GIVEN REQUEST - Return the full listing exactly as it is written.

ENTRIES -
★ ★ ★
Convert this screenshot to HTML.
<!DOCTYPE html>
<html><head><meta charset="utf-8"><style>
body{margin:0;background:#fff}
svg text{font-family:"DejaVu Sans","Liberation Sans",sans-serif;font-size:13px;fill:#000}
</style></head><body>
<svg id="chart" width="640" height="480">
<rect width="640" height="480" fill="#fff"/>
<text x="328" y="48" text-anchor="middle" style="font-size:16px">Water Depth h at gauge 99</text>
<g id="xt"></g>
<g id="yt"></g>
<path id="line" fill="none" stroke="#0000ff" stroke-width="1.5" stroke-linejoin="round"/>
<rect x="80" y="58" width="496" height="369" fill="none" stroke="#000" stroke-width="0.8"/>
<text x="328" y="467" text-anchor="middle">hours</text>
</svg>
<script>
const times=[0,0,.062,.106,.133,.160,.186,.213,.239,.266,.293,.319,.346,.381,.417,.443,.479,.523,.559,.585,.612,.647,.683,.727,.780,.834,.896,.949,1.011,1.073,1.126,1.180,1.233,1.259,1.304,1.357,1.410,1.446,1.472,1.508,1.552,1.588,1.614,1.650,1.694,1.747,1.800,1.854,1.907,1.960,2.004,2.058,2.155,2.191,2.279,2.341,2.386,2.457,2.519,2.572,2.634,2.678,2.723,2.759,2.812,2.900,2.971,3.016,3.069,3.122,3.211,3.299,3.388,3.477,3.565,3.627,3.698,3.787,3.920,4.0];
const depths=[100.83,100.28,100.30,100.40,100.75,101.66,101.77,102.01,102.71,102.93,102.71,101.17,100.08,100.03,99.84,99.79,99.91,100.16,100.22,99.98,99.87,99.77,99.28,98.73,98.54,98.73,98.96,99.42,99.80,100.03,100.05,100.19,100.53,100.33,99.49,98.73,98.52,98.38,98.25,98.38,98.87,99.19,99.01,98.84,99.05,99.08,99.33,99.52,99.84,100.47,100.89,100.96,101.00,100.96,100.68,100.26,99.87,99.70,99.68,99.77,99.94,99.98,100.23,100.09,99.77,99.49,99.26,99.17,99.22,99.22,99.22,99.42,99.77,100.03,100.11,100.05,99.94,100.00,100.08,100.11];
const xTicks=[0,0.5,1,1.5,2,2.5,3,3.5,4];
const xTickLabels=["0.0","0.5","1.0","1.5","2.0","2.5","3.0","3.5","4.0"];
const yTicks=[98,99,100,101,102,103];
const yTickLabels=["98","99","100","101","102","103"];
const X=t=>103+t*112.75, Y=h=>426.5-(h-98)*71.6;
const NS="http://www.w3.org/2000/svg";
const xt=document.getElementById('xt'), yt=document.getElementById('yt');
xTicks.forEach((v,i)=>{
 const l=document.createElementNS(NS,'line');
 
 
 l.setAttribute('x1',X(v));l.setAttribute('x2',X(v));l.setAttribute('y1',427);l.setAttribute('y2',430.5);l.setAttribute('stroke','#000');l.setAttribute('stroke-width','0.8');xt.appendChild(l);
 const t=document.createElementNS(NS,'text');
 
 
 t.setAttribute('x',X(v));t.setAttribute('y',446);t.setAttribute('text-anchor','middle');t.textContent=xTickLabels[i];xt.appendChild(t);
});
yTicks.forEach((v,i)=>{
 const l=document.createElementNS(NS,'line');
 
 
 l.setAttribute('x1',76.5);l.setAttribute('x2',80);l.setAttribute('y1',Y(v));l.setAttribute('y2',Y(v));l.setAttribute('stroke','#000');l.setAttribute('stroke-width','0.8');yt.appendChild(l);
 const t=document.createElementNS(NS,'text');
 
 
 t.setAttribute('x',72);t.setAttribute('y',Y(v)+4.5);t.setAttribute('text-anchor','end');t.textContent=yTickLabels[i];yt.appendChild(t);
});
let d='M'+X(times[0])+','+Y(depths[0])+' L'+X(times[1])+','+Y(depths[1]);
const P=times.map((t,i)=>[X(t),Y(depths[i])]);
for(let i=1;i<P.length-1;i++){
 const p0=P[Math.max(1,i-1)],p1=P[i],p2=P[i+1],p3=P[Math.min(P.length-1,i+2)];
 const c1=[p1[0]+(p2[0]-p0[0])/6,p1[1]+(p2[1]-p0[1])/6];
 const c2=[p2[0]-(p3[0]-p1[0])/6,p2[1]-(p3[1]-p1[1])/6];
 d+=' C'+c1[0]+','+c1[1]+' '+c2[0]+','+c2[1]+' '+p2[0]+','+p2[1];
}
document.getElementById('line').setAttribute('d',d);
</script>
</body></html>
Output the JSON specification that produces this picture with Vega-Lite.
★ ★ ★
SOLUTION BELOW -
Convert this screenshot to HTML.
<!DOCTYPE html>
<html><head><meta charset="utf-8"><style>
body{margin:0;background:#fff}
svg text{font-family:"DejaVu Sans","Liberation Sans",sans-serif;font-size:13px;fill:#000}
</style></head><body>
<svg id="chart" width="640" height="480">
<rect width="640" height="480" fill="#fff"/>
<text x="328" y="48" text-anchor="middle" style="font-size:16px">Water Depth h at gauge 99</text>
<g id="xt"></g>
<g id="yt"></g>
<path id="line" fill="none" stroke="#0000ff" stroke-width="1.5" stroke-linejoin="round"/>
<rect x="80" y="58" width="496" height="369" fill="none" stroke="#000" stroke-width="0.8"/>
<text x="328" y="467" text-anchor="middle">hours</text>
</svg>
<script>
const times=[0,0,.062,.106,.133,.160,.186,.213,.239,.266,.293,.319,.346,.381,.417,.443,.479,.523,.559,.585,.612,.647,.683,.727,.780,.834,.896,.949,1.011,1.073,1.126,1.180,1.233,1.259,1.304,1.357,1.410,1.446,1.472,1.508,1.552,1.588,1.614,1.650,1.694,1.747,1.800,1.854,1.907,1.960,2.004,2.058,2.155,2.191,2.279,2.341,2.386,2.457,2.519,2.572,2.634,2.678,2.723,2.759,2.812,2.900,2.971,3.016,3.069,3.122,3.211,3.299,3.388,3.477,3.565,3.627,3.698,3.787,3.920,4.0];
const depths=[100.83,100.28,100.30,100.40,100.75,101.66,101.77,102.01,102.71,102.93,102.71,101.17,100.08,100.03,99.84,99.79,99.91,100.16,100.22,99.98,99.87,99.77,99.28,98.73,98.54,98.73,98.96,99.42,99.80,100.03,100.05,100.19,100.53,100.33,99.49,98.73,98.52,98.38,98.25,98.38,98.87,99.19,99.01,98.84,99.05,99.08,99.33,99.52,99.84,100.47,100.89,100.96,101.00,100.96,100.68,100.26,99.87,99.70,99.68,99.77,99.94,99.98,100.23,100.09,99.77,99.49,99.26,99.17,99.22,99.22,99.22,99.42,99.77,100.03,100.11,100.05,99.94,100.00,100.08,100.11];
const xTicks=[0,0.5,1,1.5,2,2.5,3,3.5,4];
const xTickLabels=["0.0","0.5","1.0","1.5","2.0","2.5","3.0","3.5","4.0"];
const yTicks=[98,99,100,101,102,103];
const yTickLabels=["98","99","100","101","102","103"];
const X=t=>103+t*112.75, Y=h=>426.5-(h-98)*71.6;
const NS="http://www.w3.org/2000/svg";
const xt=document.getElementById('xt'), yt=document.getElementById('yt');
xTicks.forEach((v,i)=>{
 const l=document.createElementNS(NS,'line');
 
 
 l.setAttribute('x1',X(v));l.setAttribute('x2',X(v));l.setAttribute('y1',427);l.setAttribute('y2',430.5);l.setAttribute('stroke','#000');l.setAttribute('stroke-width','0.8');xt.appendChild(l);
 const t=document.createElementNS(NS,'text');
 
 
 t.setAttribute('x',X(v));t.setAttribute('y',446);t.setAttribute('text-anchor','middle');t.textContent=xTickLabels[i];xt.appendChild(t);
});
yTicks.forEach((v,i)=>{
 const l=document.createElementNS(NS,'line');
 
 
 l.setAttribute('x1',76.5);l.setAttribute('x2',80);l.setAttribute('y1',Y(v));l.setAttribute('y2',Y(v));l.setAttribute('stroke','#000');l.setAttribute('stroke-width','0.8');yt.appendChild(l);
 const t=document.createElementNS(NS,'text');
 
 
 t.setAttribute('x',72);t.setAttribute('y',Y(v)+4.5);t.setAttribute('text-anchor','end');t.textContent=yTickLabels[i];yt.appendChild(t);
});
let d='M'+X(times[0])+','+Y(depths[0])+' L'+X(times[1])+','+Y(depths[1]);
const P=times.map((t,i)=>[X(t),Y(depths[i])]);
for(let i=1;i<P.length-1;i++){
 const p0=P[Math.max(1,i-1)],p1=P[i],p2=P[i+1],p3=P[Math.min(P.length-1,i+2)];
 const c1=[p1[0]+(p2[0]-p0[0])/6,p1[1]+(p2[1]-p0[1])/6];
 const c2=[p2[0]-(p3[0]-p1[0])/6,p2[1]-(p3[1]-p1[1])/6];
 d+=' C'+c1[0]+','+c1[1]+' '+c2[0]+','+c2[1]+' '+p2[0]+','+p2[1];
}
document.getElementById('line').setAttribute('d',d);
</script>
</body></html>
Output the JSON specification that produces this picture with Vega-Lite.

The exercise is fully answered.